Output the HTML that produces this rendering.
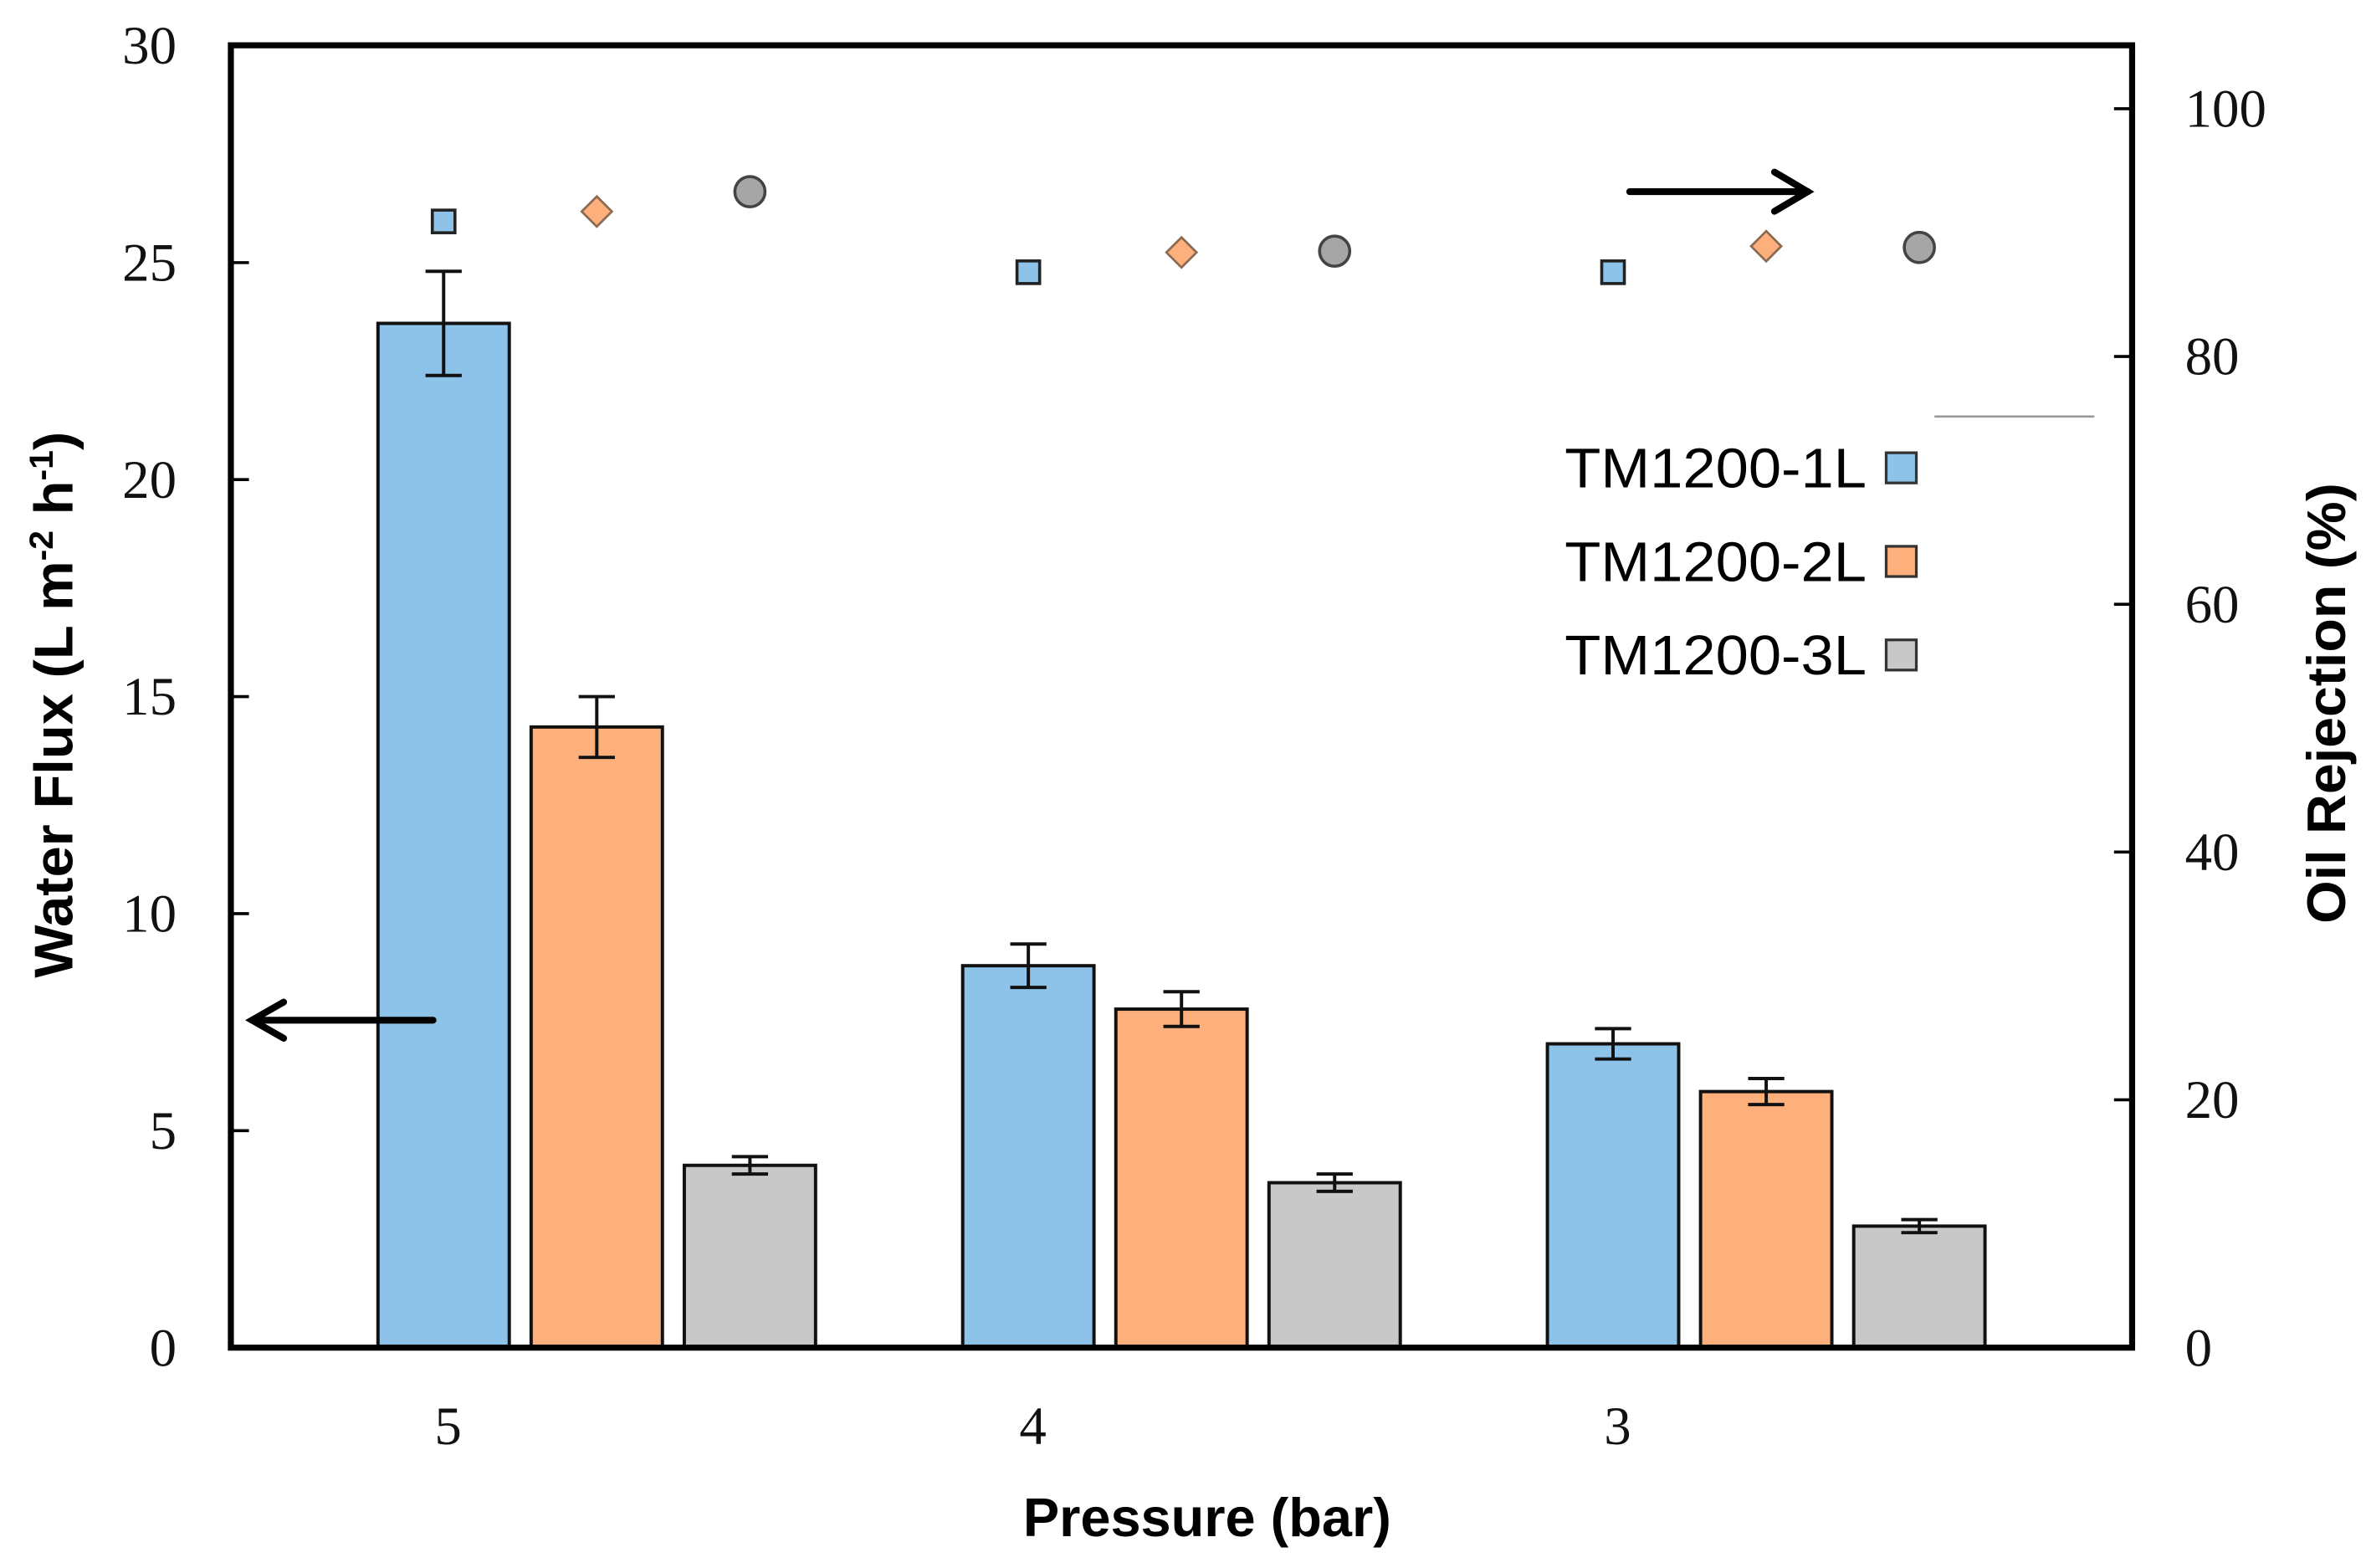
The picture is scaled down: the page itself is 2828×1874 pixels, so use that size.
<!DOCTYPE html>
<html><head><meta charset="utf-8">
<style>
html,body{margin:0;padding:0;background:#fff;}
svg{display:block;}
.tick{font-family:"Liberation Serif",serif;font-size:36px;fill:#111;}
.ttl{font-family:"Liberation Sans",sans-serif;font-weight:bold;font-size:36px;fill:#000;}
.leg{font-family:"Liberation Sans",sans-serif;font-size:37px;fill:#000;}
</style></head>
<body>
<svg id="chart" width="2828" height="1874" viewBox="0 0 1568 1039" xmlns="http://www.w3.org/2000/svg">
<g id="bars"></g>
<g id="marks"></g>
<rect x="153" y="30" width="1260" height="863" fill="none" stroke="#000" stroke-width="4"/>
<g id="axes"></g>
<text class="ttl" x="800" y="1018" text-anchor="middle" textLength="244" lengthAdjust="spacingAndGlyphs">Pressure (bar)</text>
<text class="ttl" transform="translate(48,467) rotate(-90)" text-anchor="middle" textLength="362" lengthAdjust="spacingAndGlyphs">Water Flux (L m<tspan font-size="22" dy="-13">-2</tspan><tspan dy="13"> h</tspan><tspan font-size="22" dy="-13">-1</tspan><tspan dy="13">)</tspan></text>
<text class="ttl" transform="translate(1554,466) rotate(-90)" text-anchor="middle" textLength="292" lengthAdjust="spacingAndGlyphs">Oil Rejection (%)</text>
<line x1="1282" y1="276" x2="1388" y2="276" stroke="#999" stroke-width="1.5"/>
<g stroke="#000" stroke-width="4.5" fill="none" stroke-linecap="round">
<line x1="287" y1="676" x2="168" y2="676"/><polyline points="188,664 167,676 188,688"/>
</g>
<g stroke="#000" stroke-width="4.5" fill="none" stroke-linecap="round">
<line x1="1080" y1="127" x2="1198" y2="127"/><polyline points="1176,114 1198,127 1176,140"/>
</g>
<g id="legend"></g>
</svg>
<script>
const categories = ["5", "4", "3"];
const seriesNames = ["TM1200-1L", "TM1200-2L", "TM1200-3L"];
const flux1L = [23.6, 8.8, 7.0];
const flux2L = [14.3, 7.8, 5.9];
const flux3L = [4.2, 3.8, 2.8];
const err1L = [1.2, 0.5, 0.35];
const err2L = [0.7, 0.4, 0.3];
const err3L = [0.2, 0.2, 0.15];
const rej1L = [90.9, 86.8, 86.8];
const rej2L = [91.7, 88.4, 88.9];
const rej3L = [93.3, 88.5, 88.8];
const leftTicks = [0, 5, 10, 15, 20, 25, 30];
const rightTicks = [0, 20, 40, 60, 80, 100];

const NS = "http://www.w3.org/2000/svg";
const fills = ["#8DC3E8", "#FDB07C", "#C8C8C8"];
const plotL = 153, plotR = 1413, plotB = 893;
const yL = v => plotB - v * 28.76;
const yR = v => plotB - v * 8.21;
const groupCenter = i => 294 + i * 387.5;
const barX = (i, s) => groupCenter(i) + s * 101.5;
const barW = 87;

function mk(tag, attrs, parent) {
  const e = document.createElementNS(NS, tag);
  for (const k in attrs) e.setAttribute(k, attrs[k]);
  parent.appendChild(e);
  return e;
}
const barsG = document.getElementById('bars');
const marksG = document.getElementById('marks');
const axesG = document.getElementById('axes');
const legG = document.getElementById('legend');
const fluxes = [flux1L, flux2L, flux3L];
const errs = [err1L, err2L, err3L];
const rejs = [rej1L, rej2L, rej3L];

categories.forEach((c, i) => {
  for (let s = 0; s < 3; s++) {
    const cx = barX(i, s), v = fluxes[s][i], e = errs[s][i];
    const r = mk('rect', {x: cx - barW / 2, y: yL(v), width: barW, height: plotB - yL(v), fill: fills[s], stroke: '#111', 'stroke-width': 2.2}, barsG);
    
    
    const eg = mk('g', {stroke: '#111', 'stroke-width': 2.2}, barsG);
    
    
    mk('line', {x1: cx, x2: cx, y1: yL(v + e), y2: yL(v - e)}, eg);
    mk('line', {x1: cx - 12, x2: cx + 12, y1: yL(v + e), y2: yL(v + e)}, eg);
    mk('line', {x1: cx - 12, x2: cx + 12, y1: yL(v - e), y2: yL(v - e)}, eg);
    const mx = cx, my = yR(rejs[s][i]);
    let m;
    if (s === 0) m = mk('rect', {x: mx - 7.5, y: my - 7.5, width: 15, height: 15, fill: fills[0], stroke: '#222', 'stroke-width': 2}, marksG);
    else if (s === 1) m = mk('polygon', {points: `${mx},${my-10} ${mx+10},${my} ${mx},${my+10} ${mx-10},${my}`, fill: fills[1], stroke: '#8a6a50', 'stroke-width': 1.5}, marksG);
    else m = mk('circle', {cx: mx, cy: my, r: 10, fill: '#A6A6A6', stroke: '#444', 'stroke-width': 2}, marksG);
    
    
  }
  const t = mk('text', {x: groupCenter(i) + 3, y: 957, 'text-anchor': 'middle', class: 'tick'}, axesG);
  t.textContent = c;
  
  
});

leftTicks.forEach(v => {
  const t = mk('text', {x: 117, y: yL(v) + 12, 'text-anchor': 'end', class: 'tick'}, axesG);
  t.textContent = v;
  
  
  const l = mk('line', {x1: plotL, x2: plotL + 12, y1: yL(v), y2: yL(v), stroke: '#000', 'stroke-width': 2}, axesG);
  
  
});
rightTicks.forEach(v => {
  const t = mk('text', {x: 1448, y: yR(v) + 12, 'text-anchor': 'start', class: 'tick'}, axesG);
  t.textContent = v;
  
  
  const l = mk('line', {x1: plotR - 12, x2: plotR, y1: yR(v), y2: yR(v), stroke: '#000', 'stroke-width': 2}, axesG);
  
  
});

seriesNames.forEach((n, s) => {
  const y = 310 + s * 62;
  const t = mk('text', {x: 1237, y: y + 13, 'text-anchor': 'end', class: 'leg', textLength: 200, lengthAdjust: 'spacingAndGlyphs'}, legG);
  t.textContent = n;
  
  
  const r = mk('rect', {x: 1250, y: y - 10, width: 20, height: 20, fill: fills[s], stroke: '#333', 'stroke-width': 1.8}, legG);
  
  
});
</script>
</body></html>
☆ ☆ ☆ ☆
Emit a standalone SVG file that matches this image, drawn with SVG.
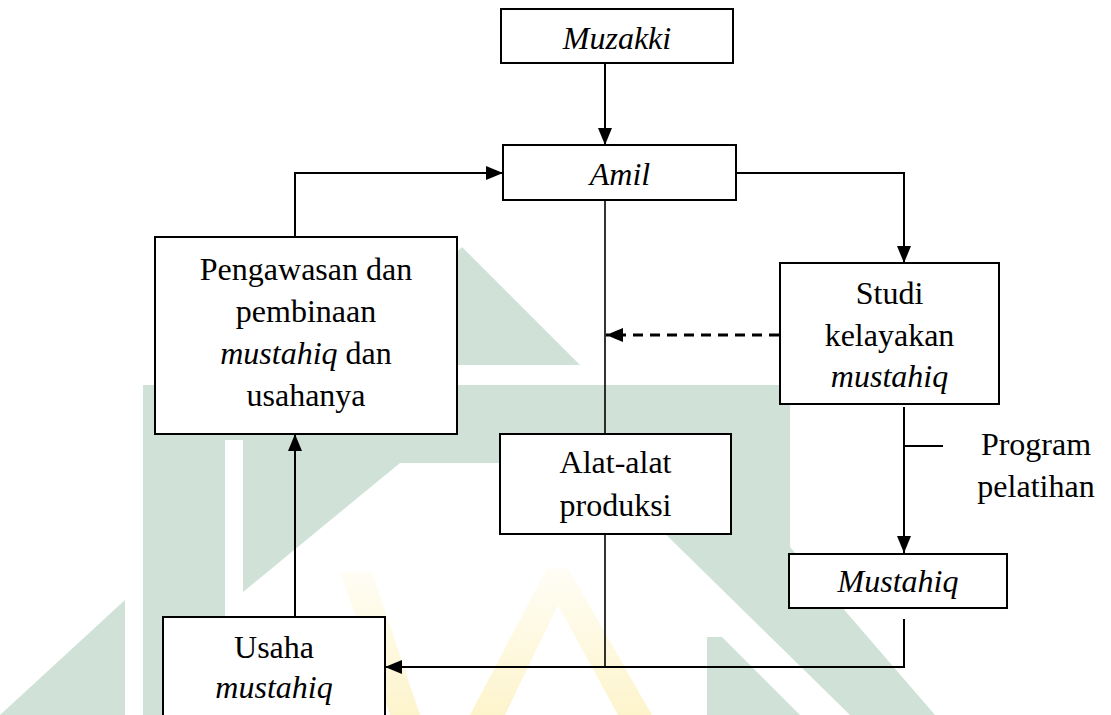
☆ ☆ ☆ ☆
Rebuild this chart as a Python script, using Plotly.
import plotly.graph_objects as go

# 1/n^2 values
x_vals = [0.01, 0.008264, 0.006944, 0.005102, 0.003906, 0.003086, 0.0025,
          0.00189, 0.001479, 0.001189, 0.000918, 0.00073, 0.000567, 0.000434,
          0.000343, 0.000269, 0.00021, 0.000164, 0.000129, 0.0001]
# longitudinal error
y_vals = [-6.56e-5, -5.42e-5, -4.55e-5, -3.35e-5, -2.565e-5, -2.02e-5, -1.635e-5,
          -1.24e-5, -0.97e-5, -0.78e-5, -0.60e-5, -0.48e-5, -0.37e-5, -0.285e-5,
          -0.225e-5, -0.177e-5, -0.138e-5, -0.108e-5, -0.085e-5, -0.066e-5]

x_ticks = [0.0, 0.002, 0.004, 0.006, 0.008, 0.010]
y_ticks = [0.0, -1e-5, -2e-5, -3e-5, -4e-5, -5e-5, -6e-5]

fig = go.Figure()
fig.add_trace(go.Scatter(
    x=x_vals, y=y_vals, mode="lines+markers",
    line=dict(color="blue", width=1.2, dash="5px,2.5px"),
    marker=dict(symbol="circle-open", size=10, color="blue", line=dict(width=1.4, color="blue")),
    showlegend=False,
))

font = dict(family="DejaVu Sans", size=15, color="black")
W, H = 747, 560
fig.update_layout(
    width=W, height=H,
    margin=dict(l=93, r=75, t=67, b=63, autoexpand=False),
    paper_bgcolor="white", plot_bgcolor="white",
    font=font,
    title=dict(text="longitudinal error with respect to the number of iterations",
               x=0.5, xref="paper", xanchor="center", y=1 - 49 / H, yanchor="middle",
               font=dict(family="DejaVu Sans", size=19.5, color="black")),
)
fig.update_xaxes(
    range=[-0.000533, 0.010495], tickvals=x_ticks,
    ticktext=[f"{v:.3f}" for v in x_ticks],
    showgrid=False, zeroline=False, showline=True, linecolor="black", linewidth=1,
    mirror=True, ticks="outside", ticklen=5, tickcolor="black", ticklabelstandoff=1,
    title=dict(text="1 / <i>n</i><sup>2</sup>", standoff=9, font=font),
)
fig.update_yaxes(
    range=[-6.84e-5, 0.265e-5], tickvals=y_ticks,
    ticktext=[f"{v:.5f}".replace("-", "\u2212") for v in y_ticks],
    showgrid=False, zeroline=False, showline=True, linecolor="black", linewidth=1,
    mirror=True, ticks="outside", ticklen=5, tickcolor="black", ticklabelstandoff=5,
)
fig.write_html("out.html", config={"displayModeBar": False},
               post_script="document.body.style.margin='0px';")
☆ ☆ ☆ ☆
_EXERCISE REQUIREMENTS_
Transcribe precisely the lines between the one that contains "Rebuild this chart" and the one that contains "y_ticks = [0.0, -1e-5, -2e-5, -3e-5, -4e-5, -5e-5, -6e-5]", counting those two lines as part of the range.

_RESPONSE FOR THIS EXERCISE_
Rebuild this chart as a Python script, using Plotly.
import plotly.graph_objects as go

# 1/n^2 values
x_vals = [0.01, 0.008264, 0.006944, 0.005102, 0.003906, 0.003086, 0.0025,
          0.00189, 0.001479, 0.001189, 0.000918, 0.00073, 0.000567, 0.000434,
          0.000343, 0.000269, 0.00021, 0.000164, 0.000129, 0.0001]
# longitudinal error
y_vals = [-6.56e-5, -5.42e-5, -4.55e-5, -3.35e-5, -2.565e-5, -2.02e-5, -1.635e-5,
          -1.24e-5, -0.97e-5, -0.78e-5, -0.60e-5, -0.48e-5, -0.37e-5, -0.285e-5,
          -0.225e-5, -0.177e-5, -0.138e-5, -0.108e-5, -0.085e-5, -0.066e-5]

x_ticks = [0.0, 0.002, 0.004, 0.006, 0.008, 0.010]
y_ticks = [0.0, -1e-5, -2e-5, -3e-5, -4e-5, -5e-5, -6e-5]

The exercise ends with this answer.